最適なフィードバック制御では,モデルによって予測される未来の流れ場の状態に基づいて最適な制御入力を決定します.このため,最適なフィードバック制御の性能を高めるには精緻なモデルを用いることが有効です.一方で,フィードバック制御では短時間に制御入力を計算することが要求されるため,精緻なモデルでありながら計算複雑性の低いモデルを用いる必要があります.そこで,本研究では,流れ場の状態を予測する低次元モデリングに関する研究を行っています.

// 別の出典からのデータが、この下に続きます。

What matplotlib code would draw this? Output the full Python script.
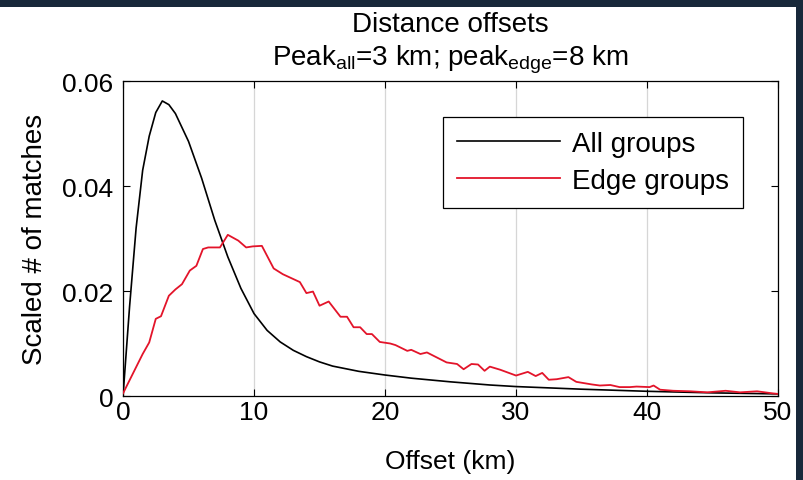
import matplotlib

matplotlib.use('Agg')
import matplotlib.pyplot as plt
from matplotlib.patches import Rectangle
from matplotlib.ticker import FuncFormatter

# Helvetica-like font
plt.rcParams['font.family'] = ['Liberation Sans', 'DejaVu Sans']
plt.rcParams['mathtext.fontset'] = 'custom'
plt.rcParams['mathtext.rm'] = 'Liberation Sans'
plt.rcParams['mathtext.it'] = 'Liberation Sans'

# All groups (smooth curve), km -> scaled matches
all_x = [0, 0.5, 1, 1.5, 2, 2.5, 3, 3.5, 4, 5, 6, 7, 8, 9, 10, 11, 12, 13, 14,
         15, 16, 18, 20, 22, 25, 28, 30, 35, 40, 45, 50]
all_y = [0.0, 0.017, 0.032, 0.043, 0.0495, 0.054, 0.0562, 0.0555, 0.0538,
         0.0485, 0.0415, 0.0335, 0.0265, 0.0205, 0.0157, 0.0125, 0.0103,
         0.0087, 0.0075, 0.0065, 0.0057, 0.0047, 0.0040, 0.0034, 0.0027,
         0.0021, 0.0018, 0.0013, 0.0009, 0.0006, 0.0004]

# Edge groups (jagged), read point by point
edge_x = [0, 0.5, 1.0, 1.5, 2.0, 2.5, 2.9, 3.5, 4.0, 4.5, 5.1, 5.6, 6.1, 6.5,
          7.4, 8.0, 8.8, 9.4, 9.9, 10.6, 11.5, 12.2, 13.5, 14.0, 14.5, 15.0,
          15.7, 16.6, 17.1, 17.6, 18.1, 18.6, 19.0, 19.6, 20.4, 20.8, 21.7,
          22.0, 22.7, 23.2, 24.7, 25.5, 26.0, 26.6, 27.1, 27.6, 28.0, 28.8,
          30.0, 30.9, 31.5, 32.0, 32.5, 33.1, 34.0, 34.6, 35.8, 36.4, 37.2,
          37.9, 38.7, 39.2, 40.2, 40.5, 41.0, 42.0, 43.3, 44.6, 46.0, 47.1,
          48.4, 49.6, 50]
edge_y = [0.0005, 0.003, 0.0055, 0.008, 0.0102, 0.0147, 0.0152, 0.0191,
          0.0203, 0.0213, 0.0239, 0.0248, 0.028, 0.0283, 0.0283, 0.0307,
          0.0296, 0.0283, 0.0285, 0.0286, 0.0243, 0.0232, 0.0217, 0.0196,
          0.0199, 0.0172, 0.018, 0.0151, 0.0151, 0.0131, 0.0131, 0.0118,
          0.0118, 0.0103, 0.0100, 0.0097, 0.0086, 0.0088, 0.008, 0.0083,
          0.0064, 0.0061, 0.0051, 0.0061, 0.006, 0.0048, 0.0056, 0.005,
          0.0039, 0.0046, 0.0038, 0.0044, 0.0031, 0.0032, 0.0036, 0.0027,
          0.0022, 0.002, 0.0021, 0.0017, 0.0017, 0.0018, 0.0017, 0.002,
          0.0012, 0.001, 0.0009, 0.0007, 0.001, 0.0007, 0.0009, 0.0005,
          0.0004]

x_ticks = [0, 10, 20, 30, 40, 50]
y_ticks = [0, 0.02, 0.04, 0.06]

fig = plt.figure(figsize=(8.04, 4.81), dpi=100)
fig.patch.set_facecolor('#18283a')
# white panel inside the dark frame (behind the axes)
fig.patches.append(Rectangle((0, 0), 796 / 804, 473 / 481, transform=fig.transFigure,
                             facecolor='white', edgecolor='none', zorder=-10))

ax = fig.add_axes([0.153, 0.1746, 0.8147, 0.6549])
ax.plot(all_x, all_y, color='black', lw=1.2, label='All groups', zorder=3)
ax.plot(edge_x, edge_y, color='#e3142a', lw=1.3, label='Edge groups', zorder=3)

ax.set_xlim(0, 50)
ax.set_ylim(0, 0.06)
ax.set_xticks(x_ticks)
ax.set_yticks(y_ticks)
ax.yaxis.set_major_formatter(FuncFormatter(lambda v, p: f'{v:g}'))
ax.tick_params(direction='in', top=True, right=True, length=5, width=0.8,
               labelsize=19)
ax.tick_params(axis='x', pad=3)
ax.tick_params(axis='y', pad=7)
ax.grid(True, axis='x', color='#d6d6d6', lw=0.9)
for s in ax.spines.values():
  s.set_linewidth(0.9)

ax.set_xlabel('Offset (km)', fontsize=19, labelpad=18)
ax.set_ylabel('Scaled # of matches', fontsize=20, labelpad=10)
ax.set_title('Distance offsets\n' + r'Peak$_{\rm all}$=3 km; peak$_{\rm edge}$=8 km',
             fontsize=20, linespacing=1.25, pad=12)

leg = ax.legend(loc='upper right', bbox_to_anchor=(0.9466, 0.8857),
                borderaxespad=0, fontsize=20, fancybox=False, framealpha=1,
                edgecolor='black', handlelength=3.7, handletextpad=0.45,
                labelspacing=0.4, borderpad=0.5)
leg.get_frame().set_linewidth(0.9)

fig.savefig('out.png', dpi=100, facecolor=fig.get_facecolor())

低次元モデリングの研究の一つにリザーバコンピュータというニューラルネットワークを用いるものがあります.本研究では PIV によって得られた流速場の時系列データに対して固有直交分解 (POD) を適用して,流速場を低次元化します.そして,低次元化された流速場の時系列をリザーバとよばれる層を含むニューラルネットワークに学習させることで,流速場の低次元モデルが得られます.このモデルは非線形であるため,高い予測性能が期待できるうえ,特殊なニューラルネットワークを用いるため,比較的短時間に学習をすることができます.

リザーバコンピュータを用いた低次元モデリング

3.プラズマアクチュエータによる流れ場制御 ~自在に気流を操る~

流れの剥離は流体機械の性能を著しく低下させる場合があります.そのため,流れの剥離制御を目的とする流体制御デバイスの研究は古くから盛んに行われてきました.近年では,プラズマアクチュエータやシンセティックジェットなど高い応答性を持ち,かつ能動的な制御が可能なデバイスの研究が盛んに行われています.本研究では,プラズマアクチュエータによる流体制御の研究を行っており,空気力や圧力分布,流れの可視化などを通して翼周り流れの剥離制御効果や制御メカニズム,効果的な制御パラメタの探査などを進めています.最近では特に,迎角が高速で変化するヘリコプタブレード周り流れを模擬した実験により,動的失速流れにおけるプラズマアクチュエータの制御効果の研究を行っています.

プラズマアクチュエータと剥離制御

スロッシングの最適フィードバック制御

容器内の液体の揺れはスロッシングとよばれます.液体燃料容器内で発生するスロッシングは,液体燃料貯蔵施設での火災や人工衛星の姿勢の乱れなどの問題を引き起こします.こうした問題を解決するために,地震や人工衛星の運動により発生したスロッシングを抑制することが求められます.従来,このスロッシングの抑制には容器内に平板を設置するなどの受動的なアプローチがとられてきました.本研究ではより効果的なスロッシングの抑制のため,容器内の液体の状態に基づいて最適な制御を行う,最適フィードバックによる能動的なアプローチをとります.まず,数値シミュレーションにより,スロッシングのデータを収集し,ダイナミクスを記述する低次元なモデルを導出します.この低次元モデルに基づいて,液体の状態から最適な制御入力を計算するフィードバック制御則をします.この最適なフィードバック制御則にしたがって制御を行うと無制御の場合よりも早くスロッシングを抑制することができます.